I swallowed my irritation and sat down at the table with my own plate while contemplating this man I’d been married to for eleven years. Being so in love with Dean Butterworth when meeting him during my first year of A levels, I’d made the decision – an utterly stupid one – to forgo my place at university because Dean hadn’t wanted me to leave him. Mum had implored me to take up the place at Newcastle to study food sciences, to leave home and take the fantastic opportunity offered to me, but I’d been adamant I wanted only to be with Dean. I was always a home bird, anxious at the very thought of leaving Mum, Robyn and Sorrel to go away to study, and it had been a relief to know Dean wanted me to settle down with him. He’d encouraged me to get a job in the Sattar brothers’ local frozen food factory – Frozen – instead of taking the opportunity to study the food sciences I’d worked so hard for and, when the cottage next to Mum’s had come up for sale, I’d been off like a shot to the Halifax with Dean.
For heaven’s sake, what had been the matter with me?
Finding myself pregnant with Lola at not quite twenty, I’d married Dean and we’d moved into the cottage.
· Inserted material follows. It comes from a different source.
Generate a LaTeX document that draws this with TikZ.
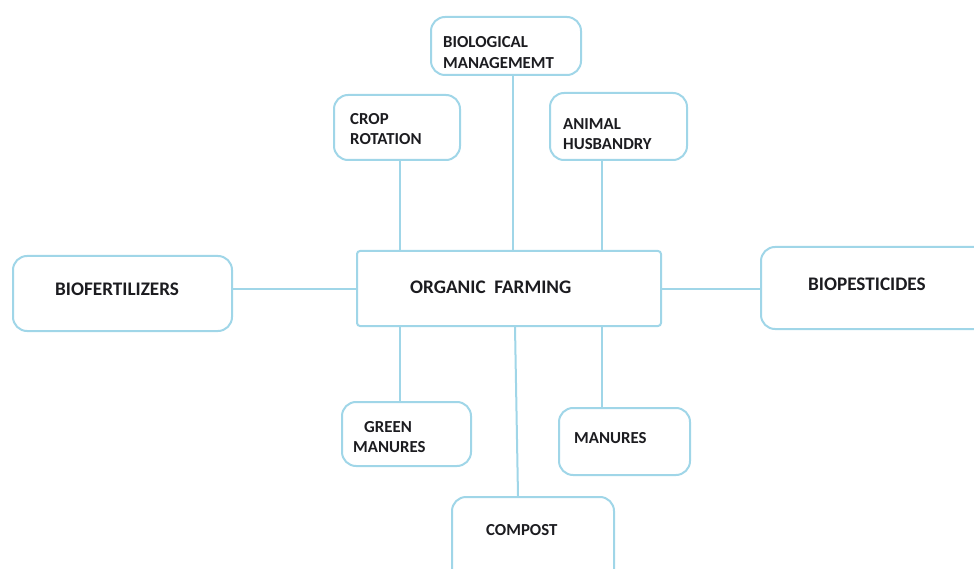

He appeared to like the idea of settling down with someone who was going to have his tea on the table and his socks washed. But I’d learnt the hard way, his seeing no problem in continuing the single life of going clubbing with his mates, constantly down The Green Dragon and offering every girl who came to have her car serviced at his garage in the village, any other servicing they might require. There’d been few unable to resist his seduction techniques, his stocky, gym-toned body, his dark curls and olive skin, the contrast of those quite amazing blue eyes (blame my Irish-Italian heritage, he’d boast) and easy patter. I’d fallen for it myself for years. How could I blame these girls, especially the more uptown ones who appeared to relish the idea of a bit of rough trade? Since he’d relinquished his beloved footie for golf, while searching out Ralph Lauren at the local designer outlets, I knew he fancied himself a little more upmarket these days. (All golf gilet and TK Maxx knickers, Robyn had scoffed and, whereas a few years ago I’d have been offended, now I had to agree.)
Always Dean in and out of my life. Dean, who’d constantly cheated on me throughout our eleven-year marriage. Was I doomed to be like my mother, always making herself available for just one man? In Mum’s case, Jayden Allen, the charismatic – and let’s face it, exceptionally good-looking – reggae singer and prolific womaniser who despite having fathered all three of us Allen girls had rarely been a presence for either Mum or us.